Both the Referee and the District Court concluded that if the fraud was practiced as charged, the obligation of the alleged bankrupt (and of his estate if he was adjudged bankrupt) was to account for the amount of his unjust enrichment to the Committee and not to the purchasers of the lands. The purchasers had not been deceived as to the land they bought and kept, nor as to its value, but were justly obligated to pay the price therefor which they had proposed to pay in their signed agreements and which they had paid. It was the agent’s duty to his principal to obtain the best price he could from them. But upon elemental principles of agency and fiduciary relations, the dishonest agent was bound to account to the Committee for all that he had actually obtained from the purchasers on the sale of the lands.

It is argued for appellants that the decision was contrary to Missouri law and it is said that McLennan v. Investment Exchange Co., 170 Mo.App. 389, 156 S.W. 730, though not expressly overruled by the Missouri Supreme Court, has been modified in Hack v. Crain, Mo.Sup., 1915, 177 S.W. 587, and Hays v. Smith, Mo.Sup., 213 S.W. 451.

The implication of the McLennan case is that a purchaser under the circumstances shown by the interveners here has no cause of action of any kind against the dishonest agent. On the other hand, it may be argued that the Hays case and the Hack case recognize the existence of some right of action against a dishonest agent for a positive misrepresentation of his authorized sale price. But there is nothing in the cases to support any right of action other than one in tort for fraud or deceit.

Although we have examined the very numerous cases cited for appellants, we are not persuaded that the facts shown in respect to their purchases of land from the Committee through its trustee-agent gave rise to any contract or quasi contract obligation on the part of the agent to divert his unjust enrichment from the Committee (to which he was bound to account for it) to the purchasers. The Committee never assigned or relinquished its rights to the purchasers. The interveners showed no provable claims within the statute vested in them against the bankrupt.

We have noted interveners’ analysis of the transactions through which they proposed to buy, and did buy and pay for and receive and now hold their lands, and the contentions as to the legal conclusions that should follow from particular details, but we think the substance of the transactions was rightly appraised by the Referee and the District Court, and there is no clear showing that the District Court misconceived or misapplied Missouri law in its decision.

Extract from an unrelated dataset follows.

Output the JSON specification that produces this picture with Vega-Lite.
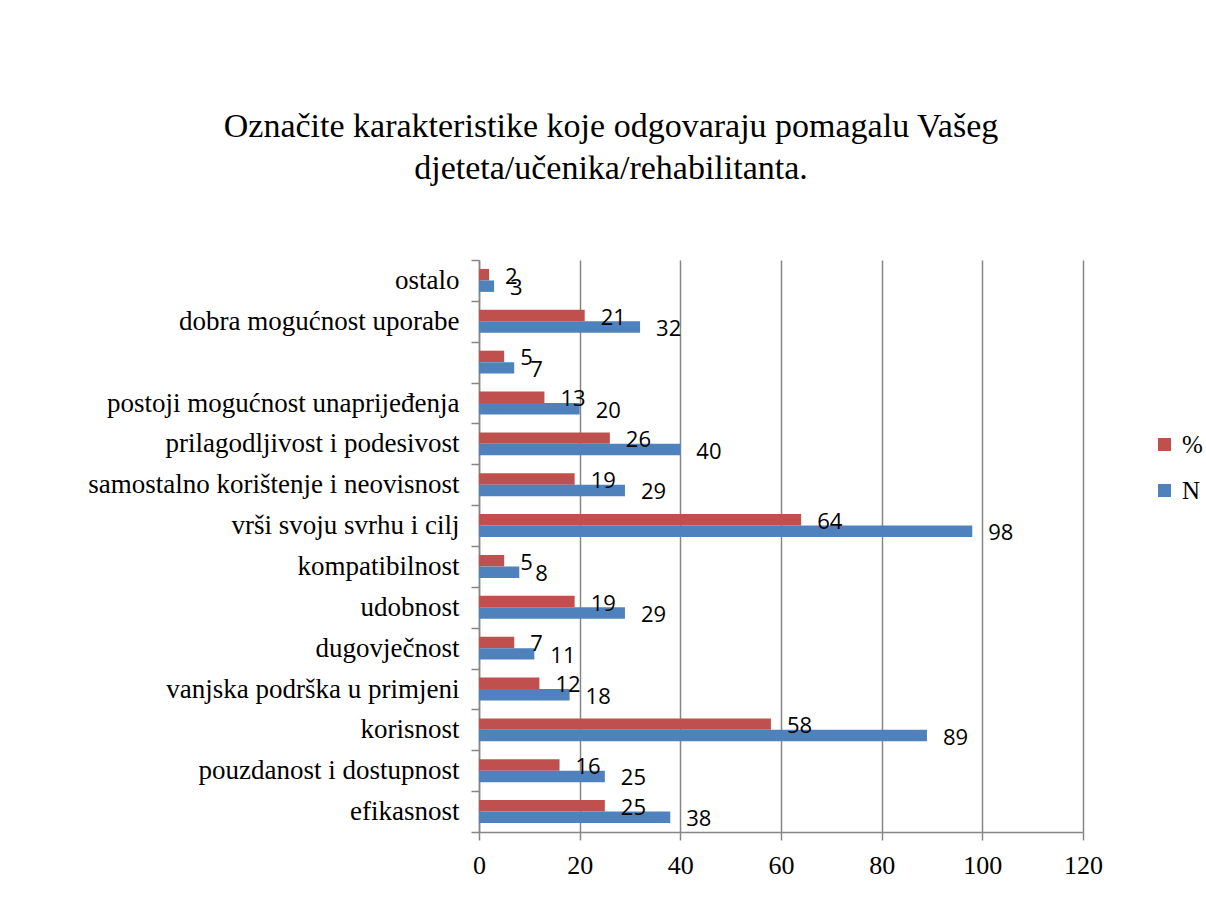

As we find no error in the dismissal of the bankruptcy, the several orders and the judgment of dismissal are affirmed. 
      
       “Harry Theis, Wyllys K. Bliss and W. L. Hager, not individually but as constituting the majority of the members of the Bondholders’ Protective Committee in the Matter of certain bonds of Grand River Drainage District of Livingston and Linn Counties, Missouri, and as such majority fully authorized to act as such Bondholders’ Protective Committee, of 410 Olive Street, in the City of St. Louis and State of Missouri.”
     
      
       His answer on file denies this fraud.
     
      
       The cases cited to sustain the conclusion of the Referee and the District Court are, inter alia: 12 C.J.S., Brokers, § 41, p. 96 (note 35); Delaney v. Russell, 267 Mass. 171, 166 N.E. 623; Peevy v. Wilkes, 48 Ga.App. 114, 172 S.E. 108; Frowe v. McPheeters, 122 Kan. 420, 251 P. 1105; Middlefork Cattle Co. v. Todd, 49 Mont. 259, 141 P. 641; 9 C.J., § 38, p. 537 (cases cited in note 30); 12 C.J.S., Brokers, § 41, p. 99 (cases cited in note 64); McLen nan v. Investment Exchange Co., 170 Mo. App. 389, 156 S.W. 730; R. Harris & Co. v. Weller, 52 App.D.C. 6, 280 F. 980; Ripy v. Cronan, 131 Ky. 631, 115 S.W. 791, 21 L.R.A.,N.S., 305; Aronowitz v. Wollard, 166 App.Div. 365, 152 N.Y.S. 11; Bradley v. Oviatt, 86 Conn. 63, 84 A. 321, 42 L.R.A.,N.S., 828; Sinna v. Sperry Realty Co., 181 Minn. 183, 232 N.W. 5; Thompson v. Newell, 118 Mo.App. 405, 94 S.W. 557; Myron M. Navison Shoe Co. v. Lane Shoe Co., 1 Cir., 36 F.2d 454.